> **WHAT TO WORK ON**: Output the material word for word. Leave each picture out.

> **DATA EXCERPT**:

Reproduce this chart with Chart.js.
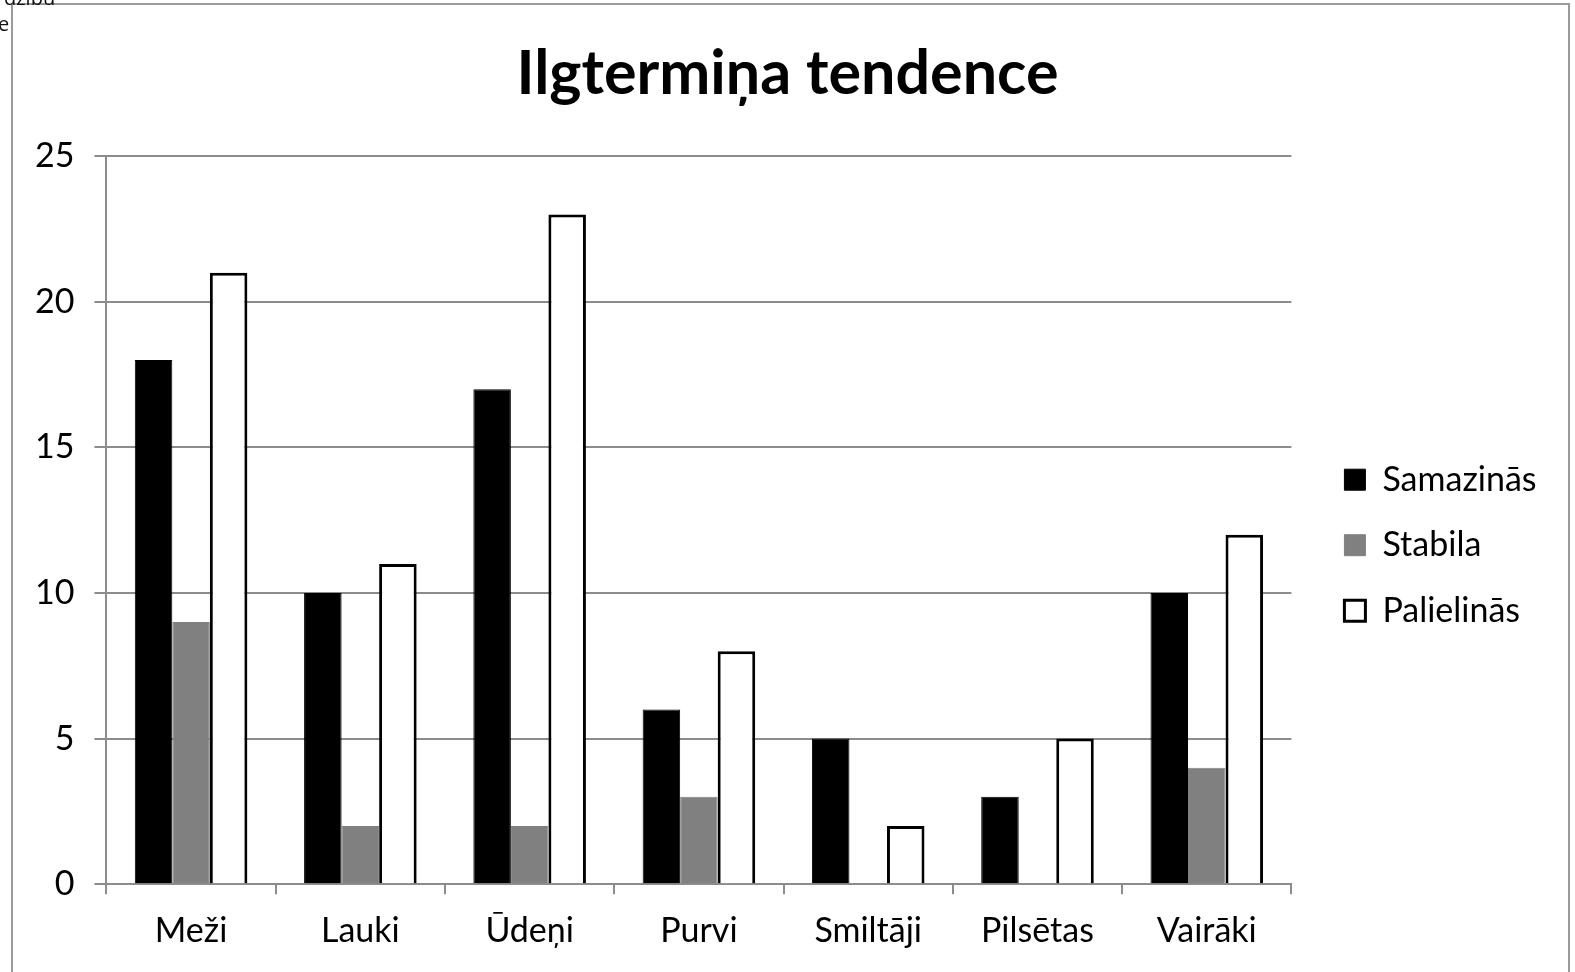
<!DOCTYPE html>
<html>
<head>
<meta charset="utf-8">
<script src="https://cdn.jsdelivr.net/npm/chart.js@4"></script>
<style>
  html, body { margin: 0; padding: 0; background: #fff; }
  #wrap { position: relative; width: 1575px; height: 972px; overflow: hidden; }
  #frame { position: absolute; left: 11px; top: 3px; width: 1555px; height: 1000px;
           border: 2px solid #9a9a9a; border-bottom: none; pointer-events: none; }
  .cut { position: absolute; font-family: 'Open Sans', sans-serif; font-size: 20px; color: #111; }
</style>
</head>
<body>
<div id="wrap">
  <canvas id="trend" width="1575" height="972"></canvas>
  <div id="frame"></div>
  <span class="cut" style="left:4px; top:-16px;">dzību</span>
  <span class="cut" style="left:-2px; top:10px;">e</span>
</div>
<script>
let categories = ['Meži', 'Lauki', 'Ūdeņi', 'Purvi', 'Smiltāji', 'Pilsētas', 'Vairāki']
let samazinas = [18, 10, 17, 6, 5, 3, 10]
let stabila = [9, 2, 2, 3, 0, 0, 4]
let palielinas = [21, 11, 23, 8, 2, 5, 12]
let yTicks = [0, 5, 10, 15, 20, 25]

let font = 'Lato'
let legendPad = 31.5

// key sits further from the plot and a bit lower, title centred on the page
const legendShift = {
  id: 'legendShift',
  beforeDraw(chart) {
    let lg = chart.legend
    let area = chart.chartArea
    let colH = lg.columnSizes[0].height
    let dx = area.right + 53 - legendPad - lg.left
    let firstTop = (area.top + area.bottom) / 2 + 25 - (colH - legendPad) / 2
    let curTop = (lg.top + legendPad + lg.bottom - colH) / 2
    let dy = firstTop - curTop
    lg.left += dx
    lg.right += dx
    lg.top += dy
    lg.bottom += dy

    let tb = chart.titleBlock
    let tdx = chart.width / 2 - (tb.left + tb.right) / 2
    tb.left += tdx
    tb.right += tdx
  }
}

let ctx = document.getElementById('trend').getContext('2d')

let barChart = new Chart(ctx, {
  type: 'bar',
  data: {
    labels: categories,
    datasets: [{
      label: 'Samazinās',
      backgroundColor: '#000000',
      borderColor: '#000000',
      borderWidth: 1,
      data: samazinas
    }, {
      label: 'Stabila',
      backgroundColor: '#808080',
      borderColor: '#808080',
      borderWidth: 1,
      data: stabila
    }, {
      label: 'Palielinās',
      backgroundColor: '#ffffff',
      borderColor: '#000000',
      borderWidth: 3,
      data: palielinas
    }]
  },
  plugins: [legendShift],
  options: {
    responsive: false,
    animation: false,
    layout: { padding: { left: 15, right: 50, top: 0, bottom: 5 } },
    datasets: {
      bar: { categoryPercentage: 0.665, barPercentage: 1.0 }
    },
    plugins: {
      title: {
        display: true,
        text: 'Ilgtermiņa tendence',
        color: '#000',
        font: { family: font, size: 61, weight: 'bold' },
        padding: { top: 38, bottom: 45 }
      },
      legend: {
        position: 'right',
        labels: {
          color: '#000',
          font: { family: font, size: 34 },
          boxWidth: 21,
          boxHeight: 21,
          padding: legendPad
        }
      },
      tooltip: { enabled: false }
    },
    scales: {
      x: {
        grid: {
          display: true,
          drawOnChartArea: false,
          drawTicks: true,
          tickLength: 10,
          color: '#8c8c8c',
          lineWidth: 2
        },
        border: { color: '#8c8c8c', width: 2 },
        ticks: {
          color: '#000',
          font: { family: font, size: 34 },
          padding: 16
        }
      },
      y: {
        min: 0,
        max: 25,
        afterBuildTicks: (axis) => {
          axis.ticks = yTicks.map(v => ({ value: v }))
        },
        grid: {
          color: '#8c8c8c',
          lineWidth: 2,
          tickLength: 12
        },
        border: { color: '#8c8c8c', width: 2 },
        ticks: {
          color: '#000',
          font: { family: font, size: 34 },
          padding: 20
        }
      }
    }
  }
})
</script>
</body>
</html>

> **RESULT OF THIS EXERCISE**:
Reproduce this chart with Chart.js.
<!DOCTYPE html>
<html>
<head>
<meta charset="utf-8">
<script src="https://cdn.jsdelivr.net/npm/chart.js@4"></script>
<style>
  html, body { margin: 0; padding: 0; background: #fff; }
  #wrap { position: relative; width: 1575px; height: 972px; overflow: hidden; }
  #frame { position: absolute; left: 11px; top: 3px; width: 1555px; height: 1000px;
           border: 2px solid #9a9a9a; border-bottom: none; pointer-events: none; }
  .cut { position: absolute; font-family: 'Open Sans', sans-serif; font-size: 20px; color: #111; }
</style>
</head>
<body>
<div id="wrap">
  <canvas id="trend" width="1575" height="972"></canvas>
  <div id="frame"></div>
  <span class="cut" style="left:4px; top:-16px;">dzību</span>
  <span class="cut" style="left:-2px; top:10px;">e</span>
</div>
<script>
let categories = ['Meži', 'Lauki', 'Ūdeņi', 'Purvi', 'Smiltāji', 'Pilsētas', 'Vairāki']
let samazinas = [18, 10, 17, 6, 5, 3, 10]
let stabila = [9, 2, 2, 3, 0, 0, 4]
let palielinas = [21, 11, 23, 8, 2, 5, 12]
let yTicks = [0, 5, 10, 15, 20, 25]

let font = 'Lato'
let legendPad = 31.5

// key sits further from the plot and a bit lower, title centred on the page
const legendShift = {
  id: 'legendShift',
  beforeDraw(chart) {
    let lg = chart.legend
    let area = chart.chartArea
    let colH = lg.columnSizes[0].height
    let dx = area.right + 53 - legendPad - lg.left
    let firstTop = (area.top + area.bottom) / 2 + 25 - (colH - legendPad) / 2
    let curTop = (lg.top + legendPad + lg.bottom - colH) / 2
    let dy = firstTop - curTop
    lg.left += dx
    lg.right += dx
    lg.top += dy
    lg.bottom += dy

    let tb = chart.titleBlock
    let tdx = chart.width / 2 - (tb.left + tb.right) / 2
    tb.left += tdx
    tb.right += tdx
  }
}

let ctx = document.getElementById('trend').getContext('2d')

let barChart = new Chart(ctx, {
  type: 'bar',
  data: {
    labels: categories,
    datasets: [{
      label: 'Samazinās',
      backgroundColor: '#000000',
      borderColor: '#000000',
      borderWidth: 1,
      data: samazinas
    }, {
      label: 'Stabila',
      backgroundColor: '#808080',
      borderColor: '#808080',
      borderWidth: 1,
      data: stabila
    }, {
      label: 'Palielinās',
      backgroundColor: '#ffffff',
      borderColor: '#000000',
      borderWidth: 3,
      data: palielinas
    }]
  },
  plugins: [legendShift],
  options: {
    responsive: false,
    animation: false,
    layout: { padding: { left: 15, right: 50, top: 0, bottom: 5 } },
    datasets: {
      bar: { categoryPercentage: 0.665, barPercentage: 1.0 }
    },
    plugins: {
      title: {
        display: true,
        text: 'Ilgtermiņa tendence',
        color: '#000',
        font: { family: font, size: 61, weight: 'bold' },
        padding: { top: 38, bottom: 45 }
      },
      legend: {
        position: 'right',
        labels: {
          color: '#000',
          font: { family: font, size: 34 },
          boxWidth: 21,
          boxHeight: 21,
          padding: legendPad
        }
      },
      tooltip: { enabled: false }
    },
    scales: {
      x: {
        grid: {
          display: true,
          drawOnChartArea: false,
          drawTicks: true,
          tickLength: 10,
          color: '#8c8c8c',
          lineWidth: 2
        },
        border: { color: '#8c8c8c', width: 2 },
        ticks: {
          color: '#000',
          font: { family: font, size: 34 },
          padding: 16
        }
      },
      y: {
        min: 0,
        max: 25,
        afterBuildTicks: (axis) => {
          axis.ticks = yTicks.map(v => ({ value: v }))
        },
        grid: {
          color: '#8c8c8c',
          lineWidth: 2,
          tickLength: 12
        },
        border: { color: '#8c8c8c', width: 2 },
        ticks: {
          color: '#000',
          font: { family: font, size: 34 },
          padding: 20
        }
      }
    }
  }
})
</script>
</body>
</html>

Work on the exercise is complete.